A well-balanced show inviting reinterpretations of familiar faces

The Times | Friday January 11 2019

The Edinburgh School & Wider Circle
The Scottish Gallery, Edinburgh
****

A rather austere formal photograph, taken in 1949, of staff and students at Edinburgh College of Art reveals faces, some of whom were already established artists, such as the head of drawing and painting WG Gillies and the lecturers Sir Robin Philipson and Penelope Beaton. Others, clearly students, such as David Michie and David McClure, were still to make a name for themselves. All of these, as well as 20 or so others, celebrate the relationship between The Scottish Gallery, the art college and the artists.

Much has been written about these artists over the years — Elizabeth Blackadder, Anne Redpath, Gillies, Sir William MacTaggart to name a few — there seems little to add. But all art, through historical and sociological change, is subject to reinterpretation.
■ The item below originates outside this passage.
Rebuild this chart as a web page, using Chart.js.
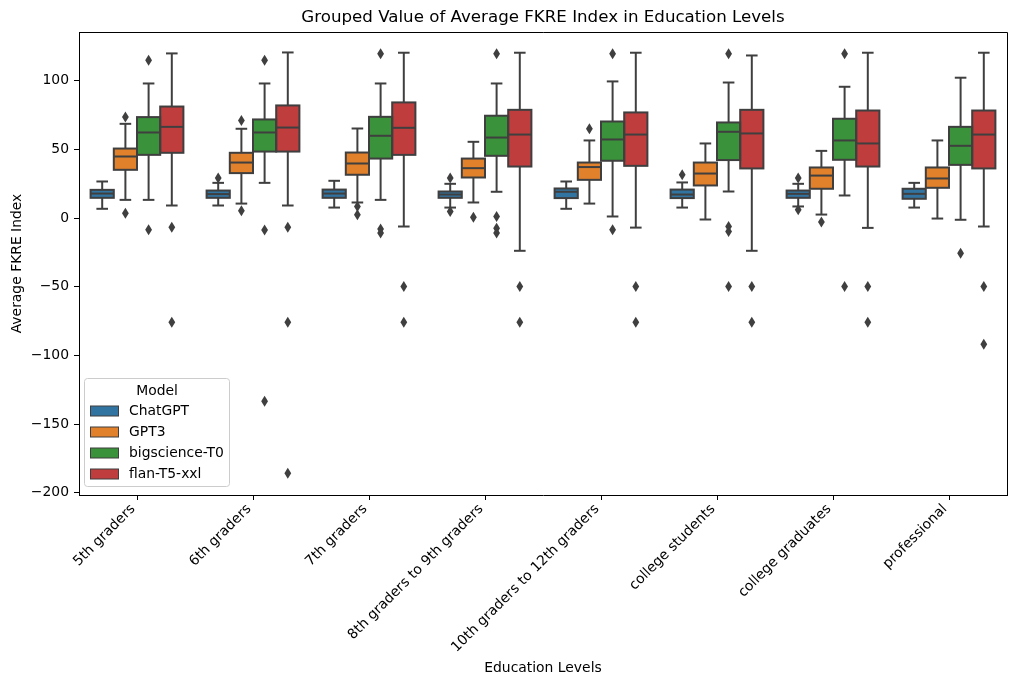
<!DOCTYPE html>
<html>
<head>
<meta charset="utf-8">
<script src="https://cdn.jsdelivr.net/npm/chart.js@4.4.1/dist/chart.umd.min.js"></script>
<style>
  html, body { margin: 0; padding: 0; background: #fff; }
  canvas { display: block; }
</style>
</head>
<body>
<canvas id="chart" width="1017" height="686"></canvas>
<script>
// education levels on the x axis
const levels = ["5th graders", "6th graders", "7th graders", "8th graders to 9th graders",
  "10th graders to 12th graders", "college students", "college graduates", "professional"];
const models = ["ChatGPT", "GPT3", "bigscience-T0", "flan-T5-xxl"];
const colors = ["#3274a1", "#e1812c", "#3a923a", "#c03d3e"];
const yTicks = [-200, -150, -100, -50, 0, 50, 100];

// per level: [lower whisker, q1, median, q3, upper whisker]
const chatgptStats = [
  [6.8, 14.8, 17.9, 20.6, 26.7], [9.2, 14.8, 17.5, 20.1, 25.7], [7.7, 14.8, 17.9, 20.8, 27.2],
  [7.7, 14.8, 17.2, 19.4, 25.0], [6.8, 14.6, 19.2, 21.6, 26.7], [7.7, 14.6, 17.2, 20.8, 26.0],
  [8.5, 14.8, 17.7, 20.1, 25.0], [7.7, 14.1, 17.7, 21.4, 25.7]
];
const chatgptOutliers = [[], [29.2], [], [29.2, 4.8], [], [31.6], [29.2, 6.1], []];

const gpt3Stats = [
  [13.3, 35.2, 44.9, 50.7, 68.7], [10.6, 32.8, 40.5, 47.6, 65.1], [11.4, 31.6, 39.8, 47.8, 65.3],
  [11.4, 29.6, 36.4, 43.4, 55.6], [10.6, 27.9, 37.2, 40.5, 56.6], [-1.0, 23.8, 32.5, 40.5, 54.4],
  [2.6, 21.4, 31.0, 36.9, 49.0], [-0.3, 22.1, 28.9, 36.9, 56.6]
];
const gpt3Outliers = [[73.6, 3.6], [71.1, 5.3], [8.5, 2.4], [0.7], [65.1], [], [-2.9], []];

const t0Stats = [
  [13.3, 46.1, 62.4, 73.6, 98.1], [25.7, 48.5, 62.4, 71.9, 98.1], [13.3, 43.4, 60.0, 73.8, 98.1],
  [19.2, 45.4, 58.7, 74.6, 98.1], [1.2, 41.8, 57.3, 70.4, 99.6], [19.4, 42.3, 62.9, 69.7, 98.8],
  [16.5, 42.5, 56.6, 72.4, 95.7], [-1.2, 38.8, 52.7, 66.5, 102.3]
];
const t0Outliers = [[115.1, -8.5], [115.1, -8.7, -133.4], [119.8, -8, -10.9], [119.8, 1.2, -7.3, -10.9],
  [119.8, -8.5], [119.8, -6.1, -9.7, -49.8], [119.8, -49.8], [-25.5]];

const flanStats = [
  [9.2, 47.6, 66.5, 81.3, 120.0], [9.2, 48.5, 66.0, 82.1, 120.7], [-6.1, 46.1, 65.8, 84.3, 120.5],
  [-23.8, 37.6, 60.9, 78.9, 120.5], [-6.9, 38.1, 60.9, 77.0, 120.5], [-23.8, 36.2, 61.7, 78.9, 118.5],
  [-7.1, 37.6, 54.4, 78.4, 120.5], [-6.1, 36.2, 60.9, 78.4, 120.5]
];
const flanOutliers = [[-6.6, -75.8], [-6.6, -75.8, -185.9], [-49.8, -75.8], [-49.8, -75.8],
  [-49.8, -75.8], [-49.8, -75.8], [-49.8, -75.8], [-49.8, -91.8]];

const allStats = [chatgptStats, gpt3Stats, t0Stats, flanStats];
const allOutliers = [chatgptOutliers, gpt3Outliers, t0Outliers, flanOutliers];

const edge = "#3f3f3f";
const font = '"DejaVu Sans", sans-serif';
Chart.defaults.font.family = font;
Chart.defaults.color = "#000";

// box outlines, whiskers, caps, medians and fliers on top of the floating bars
const boxParts = {
  id: "boxParts",
  afterDatasetsDraw(chart) {
    const ctx = chart.ctx;
    const ys = chart.scales.y;
    ctx.save();
    ctx.strokeStyle = edge;
    ctx.fillStyle = edge;
    ctx.lineWidth = 2;
    const seg = (x1, y1, x2, y2) => {
      ctx.beginPath(); ctx.moveTo(x1, y1); ctx.lineTo(x2, y2); ctx.stroke();
    };
    chart.data.datasets.forEach((ds, di) => {
      chart.getDatasetMeta(di).data.forEach((bar, i) => {
        const [lo, q1, med, q3, hi] = ds.stats[i];
        const x = bar.x, w = bar.width;
        const p1 = ys.getPixelForValue(q1), p3 = ys.getPixelForValue(q3);
        const pLo = ys.getPixelForValue(lo), pHi = ys.getPixelForValue(hi);
        seg(x, p3, x, pHi);
        seg(x, p1, x, pLo);
        seg(x - w / 4, pHi, x + w / 4, pHi);
        seg(x - w / 4, pLo, x + w / 4, pLo);
        ctx.strokeRect(x - w / 2, p3, w, p1 - p3);
        const pMed = ys.getPixelForValue(med);
        seg(x - w / 2, pMed, x + w / 2, pMed);
        ds.outliers[i].forEach(v => {
          const py = ys.getPixelForValue(v);
          ctx.beginPath();
          ctx.moveTo(x, py - 5.5); ctx.lineTo(x + 3.4, py);
          ctx.lineTo(x, py + 5.5); ctx.lineTo(x - 3.4, py);
          ctx.closePath(); ctx.fill();
        });
      });
    });
    ctx.restore();
  },
  afterDraw(chart) {
    const ctx = chart.ctx;
    const a = chart.chartArea;
    ctx.save();
    // top and right spines
    ctx.strokeStyle = "#000";
    ctx.lineWidth = 1;
    ctx.beginPath();
    ctx.moveTo(a.left, a.top + 0.5); ctx.lineTo(a.right + 0.5, a.top + 0.5); ctx.lineTo(a.right + 0.5, a.bottom);
    ctx.stroke();
    // title
    ctx.fillStyle = "#000";
    ctx.font = "16.67px " + font;
    ctx.textAlign = "center";
    ctx.textBaseline = "middle";
    ctx.fillText("Grouped Value of Average FKRE Index in Education Levels", (a.left + a.right) / 2, 18);
    // legend box
    const lx = 84.5, ly = 378.5, lw = 145, lh = 108;
    ctx.beginPath();
    ctx.roundRect(lx, ly, lw, lh, 3);
    ctx.fillStyle = "rgba(255,255,255,0.8)";
    ctx.fill();
    ctx.strokeStyle = "#cccccc";
    ctx.stroke();
    ctx.fillStyle = "#000";
    ctx.font = "13.9px " + font;
    ctx.fillText("Model", lx + lw / 2, 391);
    ctx.textAlign = "left";
    chart.data.datasets.forEach((ds, i) => {
      const ry = 411 + i * 21;
      ctx.fillStyle = ds.backgroundColor;
      ctx.fillRect(90.5, ry - 5, 28, 10);
      ctx.strokeStyle = edge;
      ctx.strokeRect(90.5, ry - 5, 28, 10);
      ctx.fillStyle = "#000";
      ctx.fillText(ds.label, 129, ry);
    });
    ctx.restore();
  }
};

new Chart(document.getElementById("chart"), {
  type: "bar",
  data: {
    labels: levels,
    datasets: models.map((m, i) => ({
      label: m,
      data: allStats[i].map(s => [s[1], s[3]]),
      stats: allStats[i],
      outliers: allOutliers[i],
      backgroundColor: colors[i],
      borderWidth: 0,
      categoryPercentage: 0.8,
      barPercentage: 1.0
    }))
  },
  options: {
    responsive: false,
    animation: false,
    devicePixelRatio: 1,
    layout: { padding: { top: 32, right: 10, left: 0, bottom: 0 } },
    plugins: { legend: { display: false }, tooltip: { enabled: false }, title: { display: false } },
    scales: {
      x: {
        type: "category",
        offset: true,
        grid: { display: true, drawOnChartArea: false, drawTicks: true, tickLength: 5, offset: false, color: "#000" },
        border: { display: true, color: "#000", width: 1 },
        ticks: { minRotation: 45, maxRotation: 45, padding: 1, labelOffset: -4, font: { size: 13.9 }, color: "#000" },
        title: { display: true, text: "Education Levels", font: { size: 13.9 }, padding: { top: 0, bottom: 9 } },
        afterFit(scale) { scale.height = 191; }
      },
      y: {
        min: -201.7,
        max: 135.6,
        grid: { display: true, drawOnChartArea: false, drawTicks: true, tickLength: 5, color: "#000" },
        border: { display: true, color: "#000", width: 1 },
        afterBuildTicks(scale) { scale.ticks = yTicks.map(v => ({ value: v })); },
        ticks: {
          padding: 5,
          font: { size: 13.9 },
          color: "#000",
          callback: v => String(v).replace("-", "\u2212")
        },
        title: { display: true, text: "Average FKRE Index", font: { size: 13.9 }, padding: { top: 9, bottom: 0 } },
        afterFit(scale) { scale.width = 79; }
      }
    }
  },
  plugins: [boxParts]
});
</script>
</body>
</html>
Last year a monograph by Elizabeth Cumming appeared on Philipson, who later became Edinburgh College of Art’s principal. I haven’t read her book but I suspect her reassessment is fair and fresh. From the evidence here one theme that deserves engagement is Philipson’s attitude to, or at least his depiction of, women. He clearly found the subject exciting and a modern analysis would have much to say on his latent and not so latent feelings of sexuality. Many of these images owe inspiration to the brothel imagery of Henri de Toulouse-Lautrec and Edgar Degas, not least the ambiguity with which he depicts the subject matter — decorative, colourful, garish even, with hints of voyeurism and mystery.

Philipson’s work makes some of the images here seem rather tame, although there’s no doubting the energetic palette of McClure and Michie, for example. The latter’s mother, Anne Redpath, also favoured colour — a defining characteristic of the Edinburgh school. Redpath’s Anemones, painted around 1962, is a tour de force in her style of thick, vivid, oil paint.

There are lesser-known voices here such as Katie Horsman (1911-98). Her watercolour Fife Harbour Scene and her gouache and watercolour Skye Church made in the 1940s, show how diverse and adaptable she could be.

Although there are no surprises, this show delivers in terms of quality, presentation and balance.